I've been listening to a lot of radio these days--specifically WKCR and WFMU (88.9 and 99.1 on the FM dial in NYC, respecively). Both are free-form, non-commercial stations (the first, owned by Columbia, the other entirely listener-supported), meaning they essentially get to play whatever they want. What this programming freedom ends up sounding like is a mix of music mostly made from between 40 and 70 years ago. So unless the only people listening to these stations are me and a bunch of grannies in their rockers enjoying the popular hits of their golden years, I'm not the only one who thinks this olden-time music sounds, ironically, somehow relevant and exciting.
WKCR anchors its schedule with Phil Schaap's program, Bird Flight, which airs Monday through Friday from 8:20 to 9:40 am and is devoted to providing an exegesis of the music and career of Charlie Parker in chronological order. At the present moment we're in 1945 and through a combination of scratchy 78 rpm records, primitive bootleg recordings, and primary source stories, the birth of bebop unfolds in real time. Schaap typically plays each recording more than once and provides detailed notes on personnel, background, and zeitgeist of each one. One of his frequent exhortations is that this super close way of listening to music is how it used to be done back in the day, when the music was first being made. Aficionados used to gather together around the turntable for listening parties where they would replay records together, discuss the solos, and debate what it meant. I like that idea. Throughout the day, the station usually doesn't veer far from this time period in their music selection, devoting multi-hour blocks to 78 rpm recordings documenting the careers of Dizzy Gillespie, Charlie Christian, or Duke Ellington on any given night.
WFMU, while aggressively eclectice across the board, definitely demonstrates a soft spot for late 60s-era garage rock and regional soul recordings. They pepper it with a healthy mix of 50s country, 70s african music, funk, and european prog rock, and early electronic music. Oh yeah, and they sometimes play new records too. But it helps if it was recorded using vintage equipment and a low-fi, hiss-laden aesthetic. WFMU even has a show called "The Old Codger Radio Program," where a curmudgeonly grandpa-voiced DJ yells at the "hippies with their filthy rock n roll" and plays all 78s by the type of bands that recorded in groups of siblings or went by minstrelesque nicknames like "Butterbeans."
Because I don't subscribe to XM, I regrettably can't access the program hosted by the ultimate American artist, Bob Dylan's Theme Time Radio Hour, whose tagline is "Themes, Dreams, and Schemes." But I take any chance that I can get to listen to recordings of episodes and consider it the ultimate American radio show. Every week, Dylan produces a program devoted to a particular archetypal theme such as Marriage, The Devil, or Mothers. He alternates songs by the type of cats he probably cut his teeth emulating like Hank Snow and T-Bone Walker with encomiums for the artist or commentary on the lyrics. It sounds fantastic - like he's recording in some anonymous studio in an abandoned building somewhere in the middle of nowhere in some nebulous time.

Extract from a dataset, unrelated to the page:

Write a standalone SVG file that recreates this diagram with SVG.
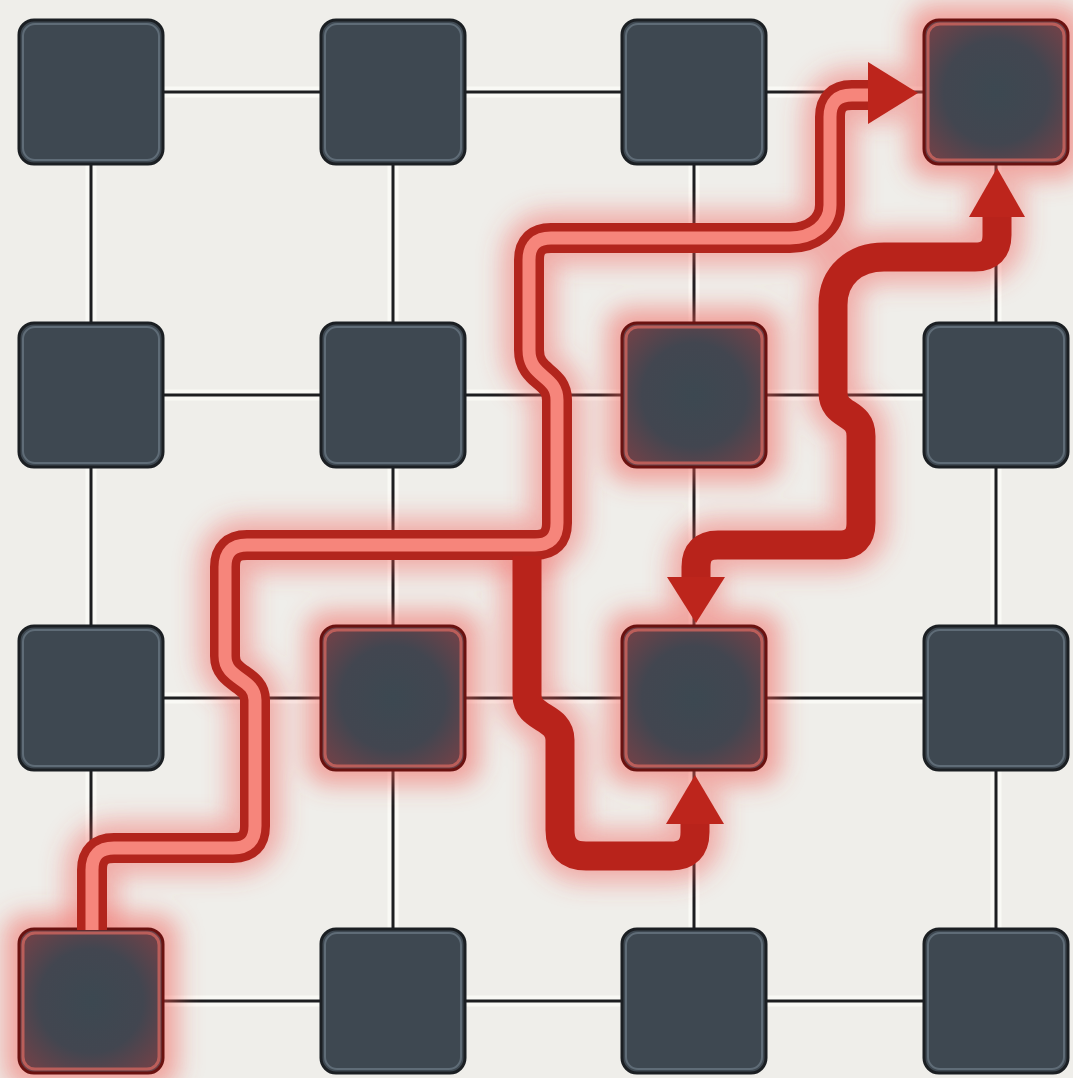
<svg xmlns="http://www.w3.org/2000/svg" width="1073" height="1078" viewBox="0 0 1073 1078">
<defs>
<style>
.gl{stroke:#1d1e20;stroke-width:3;fill:none}
.halo{stroke:#fbfbf8;stroke-width:11;fill:none;opacity:.8}
.nd{fill:#3e4851;stroke:#1b1f23;stroke-width:3}
.ndi{fill:none;stroke:#5f6c77;stroke-width:2}
.hn{fill:url(#hg);stroke:#6a1210;stroke-width:3}
.hni{fill:none;stroke:#c9635d;stroke-width:3;opacity:.85}
.tubeo{fill:none;stroke:#b2251d;stroke-width:30;stroke-linejoin:round;stroke-linecap:butt}
.tubei{fill:none;stroke:#f6857b;stroke-width:13;stroke-linejoin:round;stroke-linecap:butt}
.thick{fill:none;stroke:#b8231b;stroke-width:29;stroke-linejoin:round;stroke-linecap:butt}
.ah{fill:#bd251c}
.pglow{fill:none;stroke:#f2524c;stroke-width:54;stroke-linejoin:round;opacity:.42}
.nglow{fill:#f2554f;opacity:.5}
</style>
<radialGradient id="hg" cx="50%" cy="50%" r="60%">
<stop offset="0" stop-color="#3c4851"/>
<stop offset="0.6" stop-color="#424650"/>
<stop offset="1" stop-color="#6b4249"/>
</radialGradient>
<filter id="blur" x="-30%" y="-30%" width="160%" height="160%">
<feGaussianBlur stdDeviation="12"/>
</filter>
</defs>
<rect width="1073" height="1078" fill="#efeeea"/>

<g id="grid-lines">
<path class="halo" d="M91 92H996M91 395H996M91 698H996M91 1001H996M91 92V1001M393 92V1001M694 92V1001M996 92V1001"/>
<path class="gl" d="M91 92H996M91 395H996M91 698H996M91 1001H996M91 92V1001M393 92V1001M694 92V1001M996 92V1001"/>
</g>

<g id="glows" filter="url(#blur)">
<path class="pglow" d="M92 930V870Q92 848 114 848H233Q255 848 255 826V700C255 678 225 680 225 656V567Q225 545 247 545H535Q557 545 557 523V400C557 375 529 378 529 350V260Q529 238 551 238H790C812 238 830 225 830 205V117Q830 95 852 95H905"/>
<path class="pglow" d="M527 555V695C527 720 560 715 560 740V830Q560 856 586 856H671Q695 856 695 832V790"/>
<path class="pglow" d="M997 185V235Q997 257 975 257H884C855 257 833 275 833 305V392C833 418 861 410 861 436V523Q861 545 839 545H718Q696 545 696 567V610"/>
<rect class="nglow" x="909" y="5" width="174" height="174" rx="22"/>
<rect class="nglow" x="607" y="308" width="174" height="174" rx="22"/>
<rect class="nglow" x="306" y="611" width="174" height="174" rx="22"/>
<rect class="nglow" x="607" y="611" width="174" height="174" rx="22"/>
<rect class="nglow" x="4" y="914" width="174" height="174" rx="22"/>
</g>

<g id="n-r0c0"><rect class="nd" x="19" y="20" width="144" height="144" rx="15"/><rect class="ndi" x="23" y="24" width="136" height="136" rx="12"/></g>
<g id="n-r0c1"><rect class="nd" x="321" y="20" width="144" height="144" rx="15"/><rect class="ndi" x="325" y="24" width="136" height="136" rx="12"/></g>
<g id="n-r0c2"><rect class="nd" x="622" y="20" width="144" height="144" rx="15"/><rect class="ndi" x="626" y="24" width="136" height="136" rx="12"/></g>
<g id="n-r0c3"><rect class="hn" x="924" y="20" width="144" height="144" rx="15"/><rect class="hni" x="928" y="24" width="136" height="136" rx="12"/></g>

<g id="n-r1c0"><rect class="nd" x="19" y="323" width="144" height="144" rx="15"/><rect class="ndi" x="23" y="327" width="136" height="136" rx="12"/></g>
<g id="n-r1c1"><rect class="nd" x="321" y="323" width="144" height="144" rx="15"/><rect class="ndi" x="325" y="327" width="136" height="136" rx="12"/></g>
<g id="n-r1c2"><rect class="hn" x="622" y="323" width="144" height="144" rx="15"/><rect class="hni" x="626" y="327" width="136" height="136" rx="12"/></g>
<g id="n-r1c3"><rect class="nd" x="924" y="323" width="144" height="144" rx="15"/><rect class="ndi" x="928" y="327" width="136" height="136" rx="12"/></g>

<g id="n-r2c0"><rect class="nd" x="19" y="626" width="144" height="144" rx="15"/><rect class="ndi" x="23" y="630" width="136" height="136" rx="12"/></g>
<g id="n-r2c1"><rect class="hn" x="321" y="626" width="144" height="144" rx="15"/><rect class="hni" x="325" y="630" width="136" height="136" rx="12"/></g>
<g id="n-r2c2"><rect class="hn" x="622" y="626" width="144" height="144" rx="15"/><rect class="hni" x="626" y="630" width="136" height="136" rx="12"/></g>
<g id="n-r2c3"><rect class="nd" x="924" y="626" width="144" height="144" rx="15"/><rect class="ndi" x="928" y="630" width="136" height="136" rx="12"/></g>

<g id="n-r3c0"><rect class="hn" x="19" y="929" width="144" height="144" rx="15"/><rect class="hni" x="23" y="933" width="136" height="136" rx="12"/></g>
<g id="n-r3c1"><rect class="nd" x="321" y="929" width="144" height="144" rx="15"/><rect class="ndi" x="325" y="933" width="136" height="136" rx="12"/></g>
<g id="n-r3c2"><rect class="nd" x="622" y="929" width="144" height="144" rx="15"/><rect class="ndi" x="626" y="933" width="136" height="136" rx="12"/></g>
<g id="n-r3c3"><rect class="nd" x="924" y="929" width="144" height="144" rx="15"/><rect class="ndi" x="928" y="933" width="136" height="136" rx="12"/></g>

<g id="connectors">
<g id="path-a">
<path class="tubeo" d="M92 930V870Q92 848 114 848H233Q255 848 255 826V700C255 678 225 680 225 656V567Q225 545 247 545H535Q557 545 557 523V400C557 375 529 378 529 350V260Q529 238 551 238H790C812 238 830 225 830 205V117Q830 95 852 95H874"/>
<path class="tubei" d="M92 930V870Q92 848 114 848H233Q255 848 255 826V700C255 678 225 680 225 656V567Q225 545 247 545H535Q557 545 557 523V400C557 375 529 378 529 350V260Q529 238 551 238H790C812 238 830 225 830 205V117Q830 95 852 95H872"/>
<polygon class="ah" points="868,62 918,93 868,124"/>
</g>
<g id="path-b">
<path class="thick" d="M527 556V695C527 720 560 715 560 740V830Q560 856 586 856H671Q695 856 695 832V820"/>
<polygon class="ah" points="666,824 695,775 724,824"/>
</g>
<g id="path-c">
<path class="thick" d="M997 213V235Q997 257 975 257H884C855 257 833 275 833 305V392C833 418 861 410 861 436V523Q861 545 839 545H718Q696 545 696 567V580"/>
<polygon class="ah" points="969,217 997,168 1025,217"/>
<polygon class="ah" points="667,577 696,623 725,577"/>
</g>
</g>
</svg>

And of course there are the host of amazing music blogs. Whether it's the sites that devote themselves to a particular corner of musical arcana, such as the self-explanatory prewarblues.org, or general interest sites whose picks tend to be decades-old just as often as they consist of newly released music. The curators of these sites seem to say, with all of recorded music at our fingertips (thanks in no small part to the Internet), why limit ourselves to stuff that's brand new?
One might be inclined to chalk this up to the isolated taste of a certain brand of retro-styled music listener that tends to inhabit noncommercial radio or start their own mp3 blog, but the trend seems to be a more wide-reaching one. According to the RIAA, the sale of vinyl records grew by 36% last year compared to a 17% decline in CD sales over the same period. Certainly one commonality that the radio programs and music blogs I've been frequenting share, aside from the colorful commentary with which they supplement their selections, is the occasional crackle and pop surface noise from the ubiquitous vinyl they play. So it's not just me who's in love with that vintage sound.
A lot of it probably has to do with a certain natal comfort - with every decade that one regresses in one's listening brings a retreat to the womb and beyond to an archetypal prehistory. To track the sound of Blind Willie McTell to Hank Williams to Bob Dylan is like understanding the winter thaw and the coming of Spring through the myth of Persephone - it provides a parable of causal relationships that begin to make sense of bewildering sounds that are just emerging and too new to be fully explained. Sometimes listening to a new artist or type of music can feel violent, confrontational, too much an indictment on your own life and what you surround yourself with--a challenge. Old music is cozy, intelligible, decodable. Then there's the thrill of the archive, which is very much apiece with our current googlized moment in time.